OneWorld edits information for different age groups, and also provides some value-added content of its own. It has a variety of interactive tools that foster communities and draw people back to the site to visit often. This "stickiness" creates a vibrant, issue-based community that grows along with the Internet, providing all participating sites a significant value-added entry point for their content.
A commercial entity or an unscrupulous aggregator could easily create a portal site by accumulating information on a given topic if they knew how to market well on the Internet. NGOs need to understand that information aggregation and the creation of communities is a natural component of the Internet. If they do not do it, someone else will and without the trusted sources or credibility NGOs bring to the table. Commercial sites understand that being first on the Internet is important because being second makes it that much more difficult to draw an audience away from the first. Fortunately, OneWorld was an early Internet adopter and as a
trusted human-rights aggregator, it will be much harder for a less relevant or credible source to enter this space in the future.
It is very difficult to push people or organizations to embrace change unless they own the idea. People have a natural aversion to change, especially if it is perceived as scary, complicated or costly. At the same time there is a natural human tendency to want what others have. Funders can do most to help NGOs adapt to the Internet by funding early adapters who use the technology for effective capacity-building and by supporting well-defined aggregation initiatives. It is better to work with experienced Internet entities NGOs that believe in the transforming effect of the technology. They are committed to making it work, and thus the chances for a successful outcome are higher. It is also easier to promote a successful initiative that other less progressive institutions will buy into later once they see they are not benefiting from it. The door should simply always be open for the stragglers to join later. Conversely, embarking on projects that well-placed institutions or individual team members are not brought into at the outset is a recipe for disaster and very often the reason projects fail.

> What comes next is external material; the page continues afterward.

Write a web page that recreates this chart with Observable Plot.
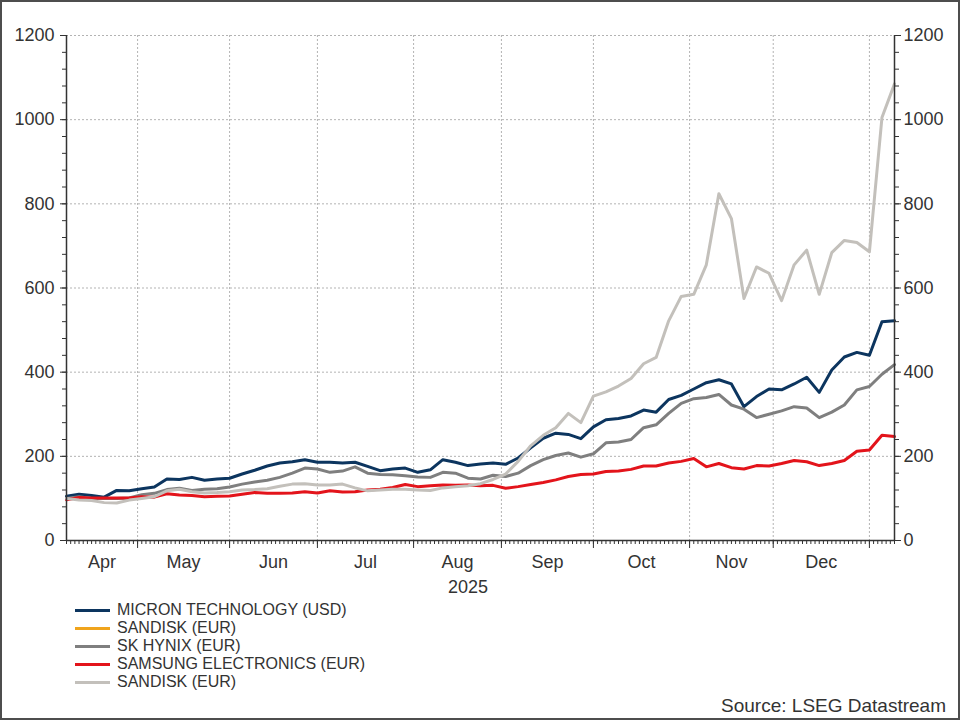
<!DOCTYPE html>
<html>
<head>
<meta charset="utf-8">
<script src="https://cdn.jsdelivr.net/npm/d3@7"></script>
<script src="https://cdn.jsdelivr.net/npm/@observablehq/plot@0.6"></script>
<style>
  html, body { margin: 0; padding: 0; background: #fff; }
  #wrap { position: relative; width: 960px; height: 720px; overflow: hidden;
          font-family: "Liberation Sans", Arial, sans-serif; color: #333; background: #fff; }
  #chart { position: absolute; left: 0; top: 0; }
  #chart svg { display: block; }
  #frame { position: absolute; left: 0; top: 0; width: 960px; height: 720px; box-sizing: border-box;
           border: 2px solid #4d4d4d; pointer-events: none; }
  #legend { position: absolute; left: 75px; top: 601px; font-size: 16px; line-height: 18px; }
  .row { display: flex; align-items: center; height: 18px; white-space: nowrap; }
  .sw { width: 35px; height: 3px; margin-right: 7px; flex: none; }
  #source { position: absolute; right: 14px; top: 696px; font-size: 19px; line-height: 20px; }
</style>
</head>
<body>
<div id="wrap">
  <div id="chart"></div>
  <div id="legend"></div>
  <div id="source">Source: LSEG Datastream</div>
  <div id="frame"></div>
</div>
<script>
// ---- Data (rebased to 100, one reading every 3rd trading session from 8 Apr 2025) ----
const seriesNames  = ["MICRON TECHNOLOGY (USD)", "SANDISK (EUR)", "SK HYNIX (EUR)", "SAMSUNG ELECTRONICS (EUR)", "SANDISK (EUR)"];
const seriesColors = ["#0c355f", "#f0a41c", "#7f7f7f", "#e3141b", "#c3c0bb"];
const monthLabels  = ["Apr", "May", "Jun", "Jul", "Aug", "Sep", "Oct", "Nov", "Dec"];
const yearLabel    = "2025";
const yMajor = [0, 200, 400, 600, 800, 1000, 1200];
const yMinor = [0, 40, 80, 120, 160, 200, 240, 280, 320, 360, 400, 440, 480, 520, 560, 600, 640, 680, 720, 760, 800, 840, 880, 920, 960, 1000, 1040, 1080, 1120, 1160, 1200];

const micron = [105,110,107,103,119,118,123,127,146,145,
                150,143,146,148,158,167,177,184,187,192,
                186,186,184,186,176,166,170,172,162,168,
                192,186,178,182,184,181,196,220,243,255,
                252,242,270,287,290,296,310,305,335,345,
                360,375,382,372,318,342,360,358,372,388,
                352,405,436,447,440,520,522];
const skHynix = [100,104,100,100,100,101,109,112,121,124,
                 119,122,123,127,134,139,143,150,160,172,
                 170,162,165,175,160,157,156,154,151,150,
                 162,160,148,146,155,152,160,178,192,202,
                 208,198,206,232,234,240,268,275,302,326,
                 337,340,347,322,312,292,300,308,318,315,
                 292,305,322,358,366,395,418];
const samsung = [97,102,101,101,101,101,104,103,111,108,
                 107,104,105,106,110,114,112,112,113,116,
                 113,118,115,116,120,122,126,133,128,130,
                 132,131,132,130,131,124,128,133,138,144,
                 152,157,158,164,165,169,177,177,184,188,
                 195,175,183,173,170,178,177,183,190,187,
                 178,183,190,212,215,250,247];
const sandisk = [100,96,95,90,89,96,100,104,118,122,
                 116,113,114,116,120,121,123,129,134,135,
                 132,132,134,125,118,120,122,122,120,119,
                 125,128,130,135,145,158,188,225,250,268,
                 302,280,343,353,367,385,420,435,522,580,
                 585,655,824,765,575,650,635,570,655,690,
                 585,684,713,708,686,1005,1085];

// ---- Trading-session calendar (x axis is session-indexed) ----
const sessions = [];
for (let t = Date.UTC(2025, 3, 8); t <= Date.UTC(2026, 0, 9); t += 864e5) {
  const d = new Date(t), w = d.getUTCDay();
  if (w !== 0 && w !== 6) sessions.push(d);
}
const lastDay = sessions.length - 1;
const allDays = sessions.map((d, i) => i);
const monthStarts = [];
sessions.forEach((d, i) => { if (i > 0 && d.getUTCMonth() !== sessions[i - 1].getUTCMonth()) monthStarts.push(i); });
const bounds = [0, ...monthStarts];
const centers = monthLabels.map((m, k) => (bounds[k] + bounds[k + 1]) / 2);
const yearCenter = bounds[monthLabels.length] / 2;
const step = 3;

const toRows = vals => vals.map((v, i) => ({day: i * step, v}));
const series = [
  {vals: micron, color: seriesColors[0]},
  {vals: skHynix, color: seriesColors[2]},
  {vals: samsung, color: seriesColors[3]},
  {vals: sandisk, color: seriesColors[4]}
];

const axisColor = "#333";
const gridStyle = {stroke: "#b3b3b3", strokeOpacity: 1, strokeWidth: 1, strokeDasharray: "2,2"};
const plain = d => String(d);

const chart = Plot.plot({
  width: 960,
  height: 600,
  marginLeft: 66,
  marginRight: 66,
  marginTop: 35,
  marginBottom: 60,
  style: {fontFamily: '"Liberation Sans", Arial, sans-serif', fontSize: "18px", color: "#333", background: "transparent", overflow: "visible"},
  x: {domain: [0, lastDay], label: null},
  y: {domain: [0, 1200], label: null},
  marks: [
    Plot.gridY(yMajor.filter(v => v > 0), gridStyle),
    Plot.gridX(monthStarts, gridStyle),
    ...series.map(s => Plot.line(toRows(s.vals), {x: "day", y: "v", stroke: s.color, strokeWidth: 3, strokeLinejoin: "round", strokeLinecap: "round"})),
    Plot.ruleX([0, lastDay], {stroke: axisColor, strokeWidth: 1.5}),
    Plot.ruleY([0], {stroke: axisColor, strokeWidth: 1.5}),
    // y axes, both sides
    Plot.axisY(yMinor, {anchor: "left", tickSize: 4, fill: "none", stroke: axisColor, label: null}),
    Plot.axisY(yMajor, {anchor: "left", tickSize: 6, tickPadding: 6, fontSize: 18, stroke: axisColor, fill: "#333", label: null, tickFormat: plain}),
    Plot.axisY(yMinor, {anchor: "right", tickSize: 4, fill: "none", stroke: axisColor, label: null}),
    Plot.axisY(yMajor, {anchor: "right", tickSize: 6, tickPadding: 3, fontSize: 18, stroke: axisColor, fill: "#333", label: null, tickFormat: plain}),
    // x axis: daily minor ticks, month ticks, month names
    Plot.axisX(allDays, {tickSize: 4, fill: "none", stroke: axisColor, label: null}),
    Plot.axisX(monthStarts, {tickSize: 8, fill: "none", stroke: axisColor, label: null}),
    Plot.axisX(centers, {tickSize: 0, tickPadding: 15, fontSize: 18, fill: "#333", label: null,
                         tickFormat: d => monthLabels[centers.indexOf(d)]}),
    Plot.text([yearLabel], {x: () => yearCenter, text: d => d, frameAnchor: "bottom", dy: 40, lineAnchor: "top", fontSize: 18, fill: "#333"})
  ]
});
document.getElementById("chart").appendChild(chart);

// ---- Legend ----
const legend = document.getElementById("legend");
seriesNames.forEach((name, k) => {
  const row = document.createElement("div");
  row.className = "row";
  const sw = document.createElement("div");
  sw.className = "sw";
  sw.style.background = seriesColors[k];
  const label = document.createElement("span");
  label.textContent = name;
  row.appendChild(sw);
  row.appendChild(label);
  legend.appendChild(row);
});
</script>
</body>
</html>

Some NGOs have excellent initiatives but aren't ready to partner with others to leverage them. They may seek funding for their own projects in order to monopolize a leadership position or channel limited funding to their organizations. Funders should encourage NGOs with similar proposals to collaborate on joint initiatives before being funded. Funding should not be provided to one institutional proposal over another similar one unless clear qualitative differences or focuses between institutions are found and collaboration is really impossible.

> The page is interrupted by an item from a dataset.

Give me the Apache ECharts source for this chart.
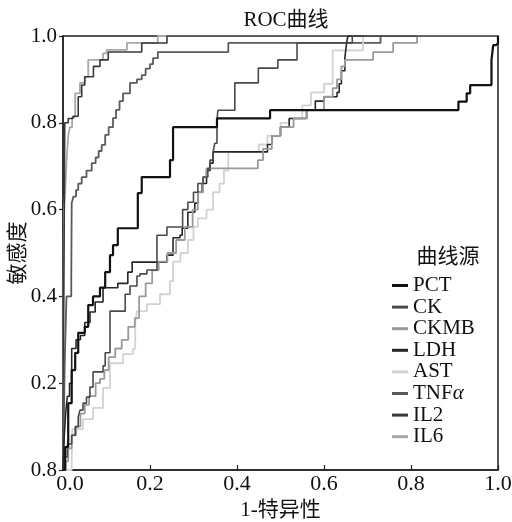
<!DOCTYPE html>
<html>
<head>
<meta charset="utf-8">
<script src="https://cdn.jsdelivr.net/npm/echarts@6/dist/echarts.min.js"></script>
<style>
html,body{margin:0;padding:0;background:#fff;}
#container{width:512px;height:522px;}
</style>
</head>
<body>
<div id="container"></div>
<script>
// 曲线名称与颜色
var curveNames = ['PCT', 'CK', 'CKMB', 'LDH', 'AST', 'TNFα', 'IL2', 'IL6'];
var curveColors = ['#111111', '#4a4a4a', '#9a9a9a', '#262626', '#d2d2d2', '#5a5a5a', '#383838', '#a8a8a8'];
var curveWidths = [2.2, 1.6, 1.8, 1.6, 1.8, 1.8, 1.6, 1.8];

// 刻度
var xTickLabels = ['0.0', '0.2', '0.4', '0.6', '0.8', '1.0'];
var yTickLabels = ['0.8', '0.2', '0.4', '0.6', '0.8', '1.0'];

// [1-特异性, 敏感度]
var pctRoc = [[0,0],[0.005,0.053],[0.012,0.154],[0.02,0.23],[0.028,0.27],[0.035,0.316],[0.05,0.33],[0.058,0.38],
	[0.069,0.40],[0.085,0.42],[0.097,0.456],[0.108,0.495],[0.115,0.518],[0.126,0.557],[0.172,0.638],[0.181,0.675],
	[0.246,0.714],[0.253,0.79],[0.354,0.81],[0.476,0.829],[0.909,0.849],[0.928,0.868],[0.936,0.887],[0.985,0.945],
	[0.989,0.979],[0.995,0.983],[1,1]];
var ckRoc = [[0,0],[0.005,0.03],[0.01,0.06],[0.02,0.08],[0.028,0.1],[0.035,0.122],[0.039,0.138],[0.046,0.154],
	[0.054,0.168],[0.062,0.191],[0.069,0.226],[0.092,0.24],[0.097,0.27],[0.108,0.366],[0.143,0.405],[0.154,0.424],
	[0.17,0.447],[0.177,0.452],[0.193,0.461],[0.216,0.541],[0.239,0.56],[0.275,0.6],[0.287,0.617],[0.3,0.64],
	[0.31,0.66],[0.322,0.675],[0.333,0.695],[0.338,0.714],[0.345,0.733],[0.349,0.753],[0.354,0.806],[0.356,0.829],
	[0.395,0.892],[0.449,0.926],[0.494,0.945],[0.538,0.984],[0.665,1],[1,1]];
var ckmbRoc = [[0,0],[0.006,0.02],[0.012,0.05],[0.02,0.08],[0.03,0.1],[0.04,0.13],[0.05,0.15],[0.06,0.17],
	[0.075,0.2],[0.085,0.21],[0.095,0.23],[0.105,0.26],[0.12,0.28],[0.135,0.3],[0.15,0.33],[0.165,0.35],
	[0.175,0.4],[0.19,0.43],[0.205,0.46],[0.22,0.48],[0.24,0.5],[0.26,0.53],[0.28,0.56],[0.298,0.6],
	[0.31,0.64],[0.322,0.675],[0.33,0.695],[0.448,0.714],[0.46,0.74],[0.48,0.77],[0.5,0.79],[0.53,0.81],
	[0.56,0.83],[0.6,0.86],[0.62,0.88],[0.63,0.9],[0.64,0.93],[0.648,0.945],[0.713,0.963],[0.759,0.984],
	[0.814,1],[1,1]];
var ldhRoc = [[0,0],[0.003,0.08],[0.006,0.13],[0.01,0.17],[0.015,0.2],[0.02,0.28],[0.03,0.3],[0.04,0.31],
	[0.05,0.34],[0.062,0.364],[0.074,0.387],[0.092,0.42],[0.126,0.43],[0.149,0.456],[0.159,0.479],[0.239,0.495],
	[0.253,0.535],[0.269,0.541],[0.274,0.557],[0.287,0.594],[0.303,0.615],[0.31,0.64],[0.32,0.66],[0.33,0.69],
	[0.338,0.707],[0.345,0.733],[0.47,0.75],[0.48,0.77],[0.5,0.79],[0.52,0.81],[0.56,0.83],[0.58,0.85],
	[0.6,0.86],[0.63,0.87],[0.635,0.89],[0.64,0.92],[0.648,0.95],[0.652,0.984],[0.655,1],[1,1]];
var astRoc = [[0,0],[0.02,0.016],[0.021,0.094],[0.046,0.117],[0.069,0.143],[0.092,0.189],[0.108,0.246],
	[0.138,0.267],[0.161,0.279],[0.166,0.339],[0.17,0.366],[0.193,0.382],[0.223,0.405],[0.246,0.435],[0.253,0.48],
	[0.27,0.5],[0.287,0.53],[0.3,0.56],[0.31,0.58],[0.33,0.6],[0.345,0.64],[0.36,0.66],[0.37,0.69],[0.38,0.733],
	[0.45,0.75],[0.47,0.77],[0.5,0.8],[0.52,0.81],[0.55,0.84],[0.57,0.87],[0.6,0.89],[0.62,0.967],[0.69,1],[1,1]];
var tnfRoc = [[0,0],[0.002,0.12],[0.004,0.25],[0.008,0.40],[0.019,0.44],[0.02,0.615],[0.024,0.63],[0.03,0.645],
	[0.035,0.66],[0.043,0.675],[0.054,0.69],[0.066,0.707],[0.075,0.72],[0.082,0.735],[0.089,0.749],[0.097,0.772],
	[0.105,0.79],[0.115,0.811],[0.122,0.83],[0.13,0.85],[0.138,0.868],[0.154,0.892],[0.17,0.9],[0.181,0.91],
	[0.19,0.925],[0.2,0.935],[0.207,0.949],[0.218,0.963],[0.38,0.984],[0.73,1],[1,1]];
var il2Roc = [[0,0],[0.001,0.3],[0.003,0.6],[0.004,0.8],[0.012,0.81],[0.023,0.815],[0.035,0.86],[0.043,0.887],
	[0.05,0.906],[0.07,0.93],[0.085,0.945],[0.104,0.963],[0.181,0.984],[0.239,1],[1,1]];
var il6Roc = [[0,0],[0.002,0.604],[0.005,0.64],[0.008,0.71],[0.012,0.77],[0.016,0.79],[0.021,0.813],[0.028,0.868],
	[0.039,0.892],[0.05,0.906],[0.058,0.945],[0.092,0.96],[0.1,0.968],[0.147,0.984],[0.218,1],[1,1]];

var curveData = [pctRoc, ckRoc, ckmbRoc, ldhRoc, astRoc, tnfRoc, il2Roc, il6Roc];

var fontLatin = "'Liberation Serif', 'Noto Sans CJK SC', serif";

var dom = document.getElementById('container');
var myChart = echarts.init(dom, null, {renderer: 'canvas'});

var series = [];
for (var i = curveNames.length - 1; i >= 0; i--) {
	series.push({
		name: curveNames[i],
		type: 'line',
		step: 'end',
		symbol: 'none',
		showSymbol: false,
		z: i === 0 ? 10 : 2,
		itemStyle: {color: curveColors[i]},
		lineStyle: {color: curveColors[i], width: curveWidths[i]},
		data: curveData[i]
	});
}

var option = {
	animation: false,
	backgroundColor: '#fff',
	title: [{
		text: 'ROC曲线',
		left: 281,
		top: 5,
		textAlign: 'center',
		textStyle: {fontFamily: fontLatin, fontSize: 21, fontWeight: 'normal', color: '#111'}
	}, {
		text: '曲线源',
		left: 443,
		top: 242,
		textAlign: 'center',
		textStyle: {fontFamily: fontLatin, fontSize: 21, fontWeight: 'normal', color: '#111'}
	}],
	legend: {
		orient: 'vertical',
		left: 387,
		top: 270,
		icon: 'rect',
		itemWidth: 16,
		itemHeight: 3,
		itemGap: 0.6,
		data: curveNames,
		formatter: function (name) {
			return name === 'TNFα' ? '{n|TNF}{i|α}' : name;
		},
		textStyle: {
			fontFamily: fontLatin, fontSize: 21, color: '#111', lineHeight: 21,
			rich: {
				n: {fontFamily: fontLatin, fontSize: 21, color: '#111', lineHeight: 21},
				i: {fontFamily: fontLatin, fontSize: 21, color: '#111', fontStyle: 'italic', lineHeight: 21}
			}
		}
	},
	grid: {
		left: 63,
		top: 36,
		right: 14,
		bottom: 52,
		show: true,
		borderColor: '#222',
		borderWidth: 1.5,
		containLabel: false,
		outerBoundsMode: 'none'
	},
	xAxis: {
		type: 'value',
		min: 0,
		max: 1,
		interval: 0.2,
		name: '1-特异性',
		nameLocation: 'middle',
		nameGap: 30,
		nameMoveOverlap: false,
		nameTextStyle: {fontFamily: fontLatin, fontSize: 21, color: '#111'},
		axisLine: {show: true, lineStyle: {color: '#222', width: 1.5}},
		axisTick: {show: true, inside: true, length: 5, lineStyle: {color: '#222', width: 1.2}},
		splitLine: {show: false},
		axisLabel: {
			margin: 3,
			color: '#111',
			fontFamily: fontLatin,
			fontSize: 22,
			alignMinLabel: 'center',
			alignMaxLabel: 'center',
			formatter: function (v) {
				var idx = Math.round(v / 0.2);
				return idx === 0 ? '{f|' + xTickLabels[0] + '}' : xTickLabels[idx];
			},
			rich: {
				f: {fontFamily: fontLatin, fontSize: 22, color: '#111', padding: [0, 0, 0, 14]}
			}
		}
	},
	yAxis: {
		type: 'value',
		min: 0,
		max: 1,
		interval: 0.2,
		name: '敏感度',
		nameLocation: 'middle',
		nameGap: 34,
		nameRotate: 90,
		nameMoveOverlap: false,
		nameTextStyle: {fontFamily: fontLatin, fontSize: 21, color: '#111'},
		axisLine: {show: true, lineStyle: {color: '#222', width: 1.5}},
		axisTick: {show: true, inside: false, length: 4, lineStyle: {color: '#222', width: 1.2}},
		splitLine: {show: false},
		axisLabel: {
			margin: 6,
			color: '#111',
			fontFamily: fontLatin,
			fontSize: 21,
			verticalAlignMinLabel: 'middle',
			verticalAlignMaxLabel: 'middle',
			formatter: function (v) {
				return yTickLabels[Math.round(v / 0.2)];
			}
		}
	},
	series: series
};

myChart.setOption(option, true);
</script>
</body>
</html>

Finally, support should be given to NGOs who deliver successful technology solutions and work in the arena of the digital divide. The Internet society has done an excellent job of providing training to developing countries starting out on the information highway. I can state from firsthand experience that most countries in the developing world began on the Internet by sending delegates to this highly effective, intensive training program. A number of important policy organizations and associations are also involved in insuring that NGOs and individuals have a say in Internet governance, as well as advocating for various desirable Internet policies. The Center for Democracy and Technology, Computer Professionals for Social Responsibility and Global Internet Liberty Campaign are just a few of the entities that occupy this important space.